The rate of virus infection in Irish emails fell slightly in November from the previous month but still remains high, while occurrences of spam held at close to the same level as in October, data from IE Internet has shown.
Last month, viruses or worms were found in 17.1pc of Irish emails, only a slight reduction from the October figures, which themselves showed a huge spike in numbers. Then, 18.9pc of messages were identified as carrying malicious code, whereas email traffic data from previous months had mostly registered virus levels of 10pc or less.
For the second month running, Zafi.B was the most frequently occurring virus, although it has held either of the top two places on the chart since June. However, in November it was responsible for 52.4pc of the total number of infected emails, outnumbering all others combined. “For Zafi to start dropping down, it will require users to clean their machines,” according to IE Internet technical manager Ken O’Driscoll.
The remaining four of the top five viruses identified by IE Internet saw some new entrants for the first time in months: Bagle.AP was in second place (13.09pc of the total), followed by Netsky.P (10.52pc), Sober.J (7.17pc) and Netsky.B (5.35pc).
Interestingly, the mass-mailing worm Sober.J was only discovered on 19 November. “That means it’s got a very high infection rate,” O’Driscoll observed. “That’s significant – I’d be interested to see where it is next month because it could be a fast grower.” He added that Sober.J doesn’t exploit any known security vulnerabilities and it doesn’t always behave in a way that triggers some traditional antivirus scanners. “At the end of the day, the problem is down to users clicking on something they don’t know,” he said. “It’s an education issue; we need to tell people: ‘If you don’t know what it is, don’t click on it’.”

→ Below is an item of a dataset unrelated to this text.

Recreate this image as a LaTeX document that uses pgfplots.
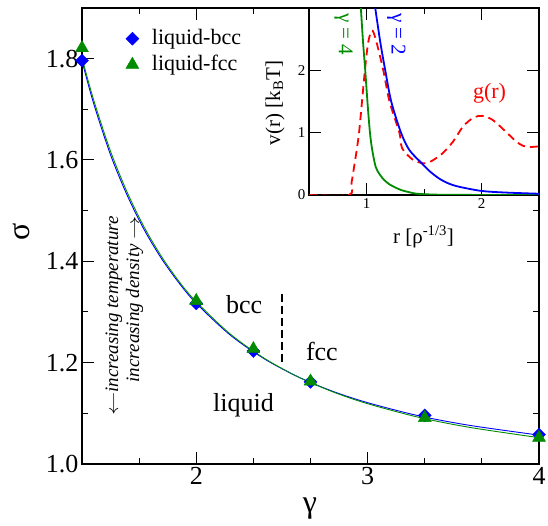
\documentclass[border=0pt]{standalone}
\usepackage{fontspec}
\setmainfont{Liberation Serif}
\usepackage{graphicx}
\usepackage{pgfplots}
\pgfplotsset{compat=1.18}
\definecolor{xblue}{RGB}{0,0,255}
\definecolor{xgreen}{RGB}{0,139,0}
\definecolor{xred}{RGB}{255,0,0}

% freezing lines sigma(gamma): simulation points
\pgfplotstableread{
g      s
1.3333 1.796
2.0000 1.317
2.3333 1.223
2.6667 1.162
3.3333 1.096
4.0000 1.058
}\bccpts
\pgfplotstableread{
g      s
1.3333 1.821
2.0000 1.322
2.3333 1.227
2.6667 1.163
3.3333 1.091
4.0000 1.052
}\fccpts
% fitted curves
\pgfplotstableread{
g    s
1.333 1.796
1.40 1.713
1.50 1.610
1.60 1.528
1.70 1.460
1.80 1.404
1.90 1.357
2.00 1.317
2.20 1.254
2.40 1.207
2.60 1.171
2.80 1.143
3.00 1.121
3.30 1.095
3.60 1.076
4.00 1.057
}\bccfit
\pgfplotstableread{
g    s
1.333 1.802
1.40 1.720
1.50 1.617
1.60 1.534
1.70 1.465
1.80 1.408
1.90 1.360
2.00 1.320
2.20 1.256
2.40 1.208
2.60 1.171
2.80 1.142
3.00 1.119
3.30 1.092
3.60 1.072
4.00 1.052
}\fccfit
% inset: pair potentials and radial distribution function
\pgfplotstableread{
r     v
0.951 3.00
0.970 2.45
0.989 2.00
1.010 1.45
1.030 1.00
1.050 0.72
1.080 0.45
1.115 0.33
1.154 0.24
1.200 0.17
1.240 0.13
1.300 0.08
1.360 0.05
1.440 0.02
1.600 0.006
1.800 0.002
2.500 0.000
}\vfour
\pgfplotstableread{
r     v
1.076 3.00
1.120 2.45
1.163 2.00
1.215 1.50
1.300 1.00
1.373 0.72
1.480 0.51
1.550 0.38
1.635 0.26
1.720 0.18
1.810 0.13
2.000 0.065
2.200 0.040
2.500 0.020
}\vtwo
\pgfplotstableread{
r     g
0.500 0.00
0.848 0.00
0.870 0.20
0.892 0.45
0.935 1.00
0.986 2.00
1.015 2.45
1.047 2.64
1.080 2.50
1.146 2.00
1.200 1.50
1.286 1.00
1.310 0.75
1.400 0.57
1.490 0.51
1.550 0.53
1.650 0.65
1.750 0.85
1.840 1.10
1.930 1.24
2.010 1.27
2.100 1.20
2.220 1.00
2.300 0.86
2.360 0.79
2.420 0.77
2.500 0.78
}\gofr

\newcommand\larr{\scalebox{1.35}[1]{$\leftarrow$}}
\newcommand\rarr{\scalebox{1.35}[1]{$\rightarrow$}}

\begin{document}
\begin{tikzpicture}[x=1pt,y=1pt]
\path[use as bounding box] (0,0) rectangle (548,526);
\begin{axis}[
  at={(82pt,62pt)}, anchor=south west,
  scale only axis, width=457pt, height=456pt,
  xmin=1.3333, xmax=4, ymin=1, ymax=1.9,
  axis line style={line width=1.6pt},
  tick style={line width=1pt, black},
  tick align=inside,
  major tick length=12pt, minor tick length=6pt,
  xtick={2,3,4}, minor xtick={1.6667,2.3333,2.6667,3.3333,3.6667},
  ytick={1,1.2,1.4,1.6,1.8}, minor ytick={1.1,1.3,1.5,1.7},
  yticklabel style={/pgf/number format/.cd, fixed, fixed zerofill, precision=1},
  /pgf/number format/assume math mode=true,
  ticklabel style={font=\fontsize{26}{30}\selectfont},
  xlabel={γ}, ylabel={σ},
  label style={font=\fontsize{32}{36}\selectfont},
  xlabel style={at={(rel axis cs:0.499,-0.0987)}, anchor=center},
  ylabel style={at={(rel axis cs:-0.1324,0.509)}, anchor=center},
  legend style={draw=none, fill=none, at={(rel axis cs:0.089,0.965)},
    anchor=north west, font=\fontsize{22}{26}\selectfont,
    row sep=1pt, nodes={text height=16pt, text depth=5pt, inner sep=2pt},
    /tikz/every odd column/.append style={column sep=11pt}},
  legend cell align=left,
  clip=false,
]
\addplot[xblue, line width=0.9pt, smooth, forget plot] table[x=g,y=s] {\bccfit};
\addplot[xgreen, line width=0.9pt, smooth, forget plot] table[x=g,y=s] {\fccfit};
\addplot[black, line width=1.6pt, dash pattern=on 8pt off 4pt, forget plot]
  coordinates {(2.5,1.201) (2.5,1.343)};
\addplot[only marks, mark=square*, mark size=4.6pt, mark options={rotate=45}, xblue]
  table[x=g,y=s] {\bccpts};
\addplot[only marks, mark=triangle*, mark size=7.5pt, xgreen] table[x=g,y=s] {\fccpts};
\legend{liquid-bcc, liquid-fcc}
\node[font=\fontsize{26}{30}\selectfont] at (axis cs:2.28,1.315) {bcc};
\node[font=\fontsize{26}{30}\selectfont] at (axis cs:2.733,1.223) {fcc};
\node[font=\fontsize{26}{30}\selectfont] at (axis cs:2.276,1.116) {liquid};
\node[rotate=90, font=\fontsize{19}{21}\selectfont\itshape, align=right]
  at (axis cs:1.581,1.292) {\larr increasing temperature\\increasing density \rarr};
\end{axis}

\begin{axis}[
  at={(309pt,331pt)}, anchor=south west,
  scale only axis, width=230pt, height=187pt,
  xmin=0.5, xmax=2.5, ymin=0, ymax=3,
  axis background/.style={fill=white},
  axis line style={line width=1.3pt},
  tick style={line width=1pt, black},
  tick align=inside,
  major tick length=12pt, minor tick length=6pt,
  xtick={1,2}, minor xtick={1.5}, ytick={0,1,2},
  /pgf/number format/assume math mode=true,
  ticklabel style={font=\fontsize{15}{18}\selectfont},
  xlabel={r [ρ\textsuperscript{-1/3}]},
  ylabel={v(r) [k\textsubscript{B}T]},
  label style={font=\fontsize{21}{24}\selectfont},
  xlabel style={at={(rel axis cs:0.498,-0.2246)}, anchor=center},
  ylabel style={at={(rel axis cs:-0.148,0.492)}, anchor=center},
  clip=true,
]
\addplot[xred, line width=1.8pt, dash pattern=on 8pt off 5pt, smooth] table[x=r,y=g] {\gofr};
\addplot[xgreen, line width=1.8pt, smooth] table[x=r,y=v] {\vfour};
\addplot[xblue, line width=1.8pt, smooth] table[x=r,y=v] {\vtwo};
\node[xgreen, rotate=-90, font=\fontsize{21}{24}\selectfont] at (axis cs:0.80,2.58) {γ = 4};
\node[xblue, rotate=-90, font=\fontsize{21}{24}\selectfont] at (axis cs:1.26,2.58) {γ = 2};
\node[xred, font=\fontsize{22}{26}\selectfont] at (axis cs:2.07,1.64) {g(r)};
\end{axis}
\end{tikzpicture}
\end{document}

The rate of spam also showed a marginal decline to 29.5pc in November, continuing a downward trend from earlier months. This is the first time since July that the spam levels have fallen below the 30pc threshold. The US remains the largest single source of spam, which O’Driscoll said pointed out the shortcomings in the Can-Spam Act, 2003. “The legislation has good intentions but it isn’t going far enough. It’s not driving spammers offshore as was thought.”